IBN Military Industries
- Native name: IBN Industrias Militares
- Type: Subsidiary
- Industry: Defense
- Headquarters: San Diego, California, United States
- Products: Vehicle armour systems Add-on armor kits Ballistic vests UAVs
- Parent: IBN Industrias Militares (Mexico)

= IBN Military Industries =

San Diego-based military supply company

IBN Military Industries, incorporated as INBRA USA Inc, is a military supplies manufacturing company located in San Diego, California. It is a subsidiary of the Mexican company IBN Industrias Militares, a Mexican-based vehicle manufacturer. Its CEO is Arturo Ávila Anaya.

==Products==
The company opened the first private military industrial complex in the State of Aguascalientes, Mexico. It develops, manufactures, and assembles custom-built vehicle armour systems and chassis up-armor designs as well as Add-On Armor Protection Kits for lightweight military tactical trucks and also civilian armoring.
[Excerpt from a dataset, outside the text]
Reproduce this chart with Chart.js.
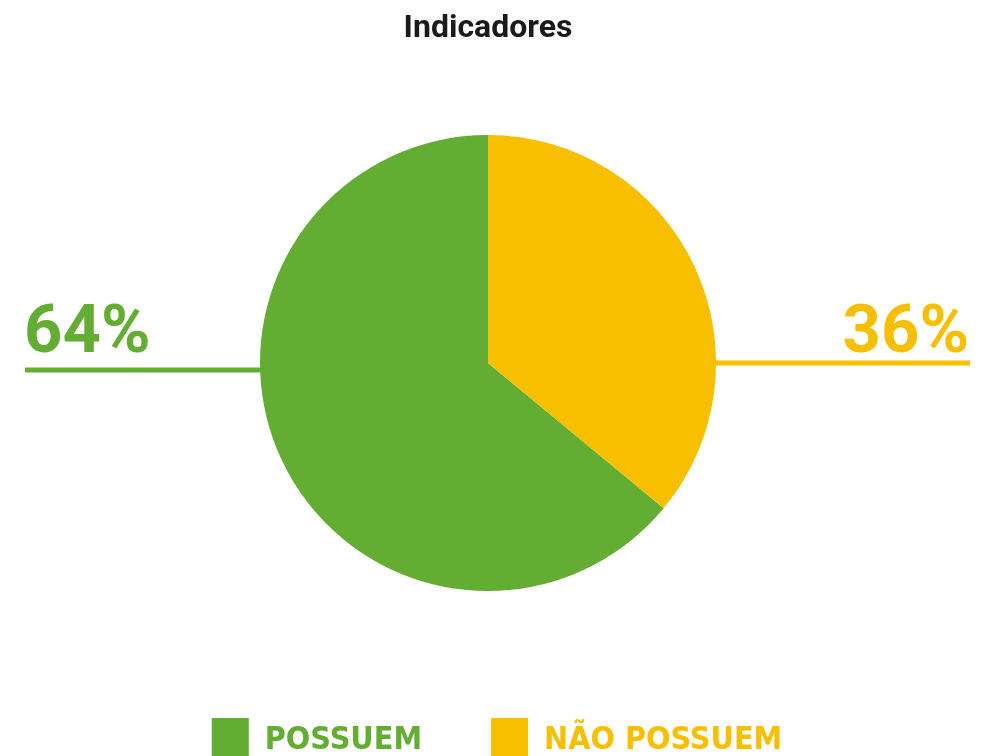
<!DOCTYPE html>
<html>
<head>
<meta charset="utf-8">
<script src="https://cdn.jsdelivr.net/npm/chart.js@4.4.1/dist/chart.umd.min.js"></script>
<style>
    html, body {
        margin: 0;
        padding: 0;
        background: #ffffff;
        overflow: hidden;
    }
</style>
</head>
<body>
<canvas id="indChart" width="992" height="774"></canvas>
<script>
// ==============================
// Data
// ==============================

const categories = ["POSSUEM", "NÃO POSSUEM"];
const values = [64, 36];
const colors = ["#63AD32", "#F8BF00"];

const total = values.reduce((a, b) => a + b, 0);

// ==============================
// Percent labels with lines
// ==============================

const percentLabels = {
    id: "percentLabels",
    afterLayout(chart) {
        // legend sits a little right of the pie centre
        chart.legend.left += 9;
        chart.legend.right += 9;
    },
    afterDraw(chart) {
        const ctx = chart.ctx;
        const arcs = chart.getDatasetMeta(0).data;

        ctx.save();
        ctx.font = "bold 67px Roboto";
        ctx.textBaseline = "alphabetic";

        arcs.forEach((arc, i) => {
            const r = arc.outerRadius;
            const pct = Math.round(values[i] / total * 100) + "%";
            const left = i === 0;
            const dy = left ? 7 : 0;
            const lineY = arc.y + dy;
            const edge = Math.sqrt(r * r - dy * dy);

            ctx.strokeStyle = colors[i];
            ctx.fillStyle = colors[i];
            ctx.lineWidth = 5;
            ctx.beginPath();
            if (left) {
                ctx.moveTo(25, lineY);
                ctx.lineTo(arc.x - edge + 2, lineY);
            } else {
                ctx.moveTo(arc.x + edge - 2, lineY);
                ctx.lineTo(970, lineY);
            }
            ctx.stroke();

            ctx.textAlign = left ? "left" : "right";
            ctx.fillText(pct, left ? 24 : 969, arc.y - 11);
        });

        ctx.restore();
    }
};

// ==============================
// Pie Chart
// ==============================

new Chart(document.getElementById("indChart"), {
    type: "pie",
    data: {
        labels: categories,
        datasets: [{
            data: values,
            backgroundColor: colors,
            borderWidth: 0,
            radius: 228
        }]
    },
    options: {
        responsive: false,
        animation: false,
        rotation: values[1] / total * 360,
        layout: {
            padding: { left: 0, right: 16, top: 0, bottom: 0 }
        },
        plugins: {
            title: {
                display: true,
                text: "Indicadores",
                color: "#1a1a1a",
                font: { family: "Roboto", size: 32, weight: "bold", lineHeight: 1.2 },
                padding: { top: 10, bottom: 28.6 }
            },
            legend: {
                position: "bottom",
                labels: {
                    boxWidth: 37,
                    boxHeight: 46,
                    padding: 69,
                    font: { family: "'DejaVu Sans Condensed', 'DejaVu Sans'", size: 32, weight: "bold" },
                    generateLabels(chart) {
                        const items = Chart.overrides.pie.plugins.legend.labels.generateLabels(chart);
                        items.forEach((item, i) => {
                            item.fontColor = colors[i];
                            item.strokeStyle = colors[i];
                            item.lineWidth = 0;
                        });
                        return items;
                    }
                }
            },
            tooltip: { enabled: false }
        }
    },
    plugins: [percentLabels]
});
</script>
</body>
</html>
They also manufacture and assemble ballistic vests, UAV, intelligence products among other products. In their facilities they give special training in cooperation with the IMI Academy of Israel.

In 2016 the company signed a contract with the Israeli company Plasan to assemble a new lightweight military vehicle called Sand Cat Stormer, featuring more ballistic resistance and new advanced technologies.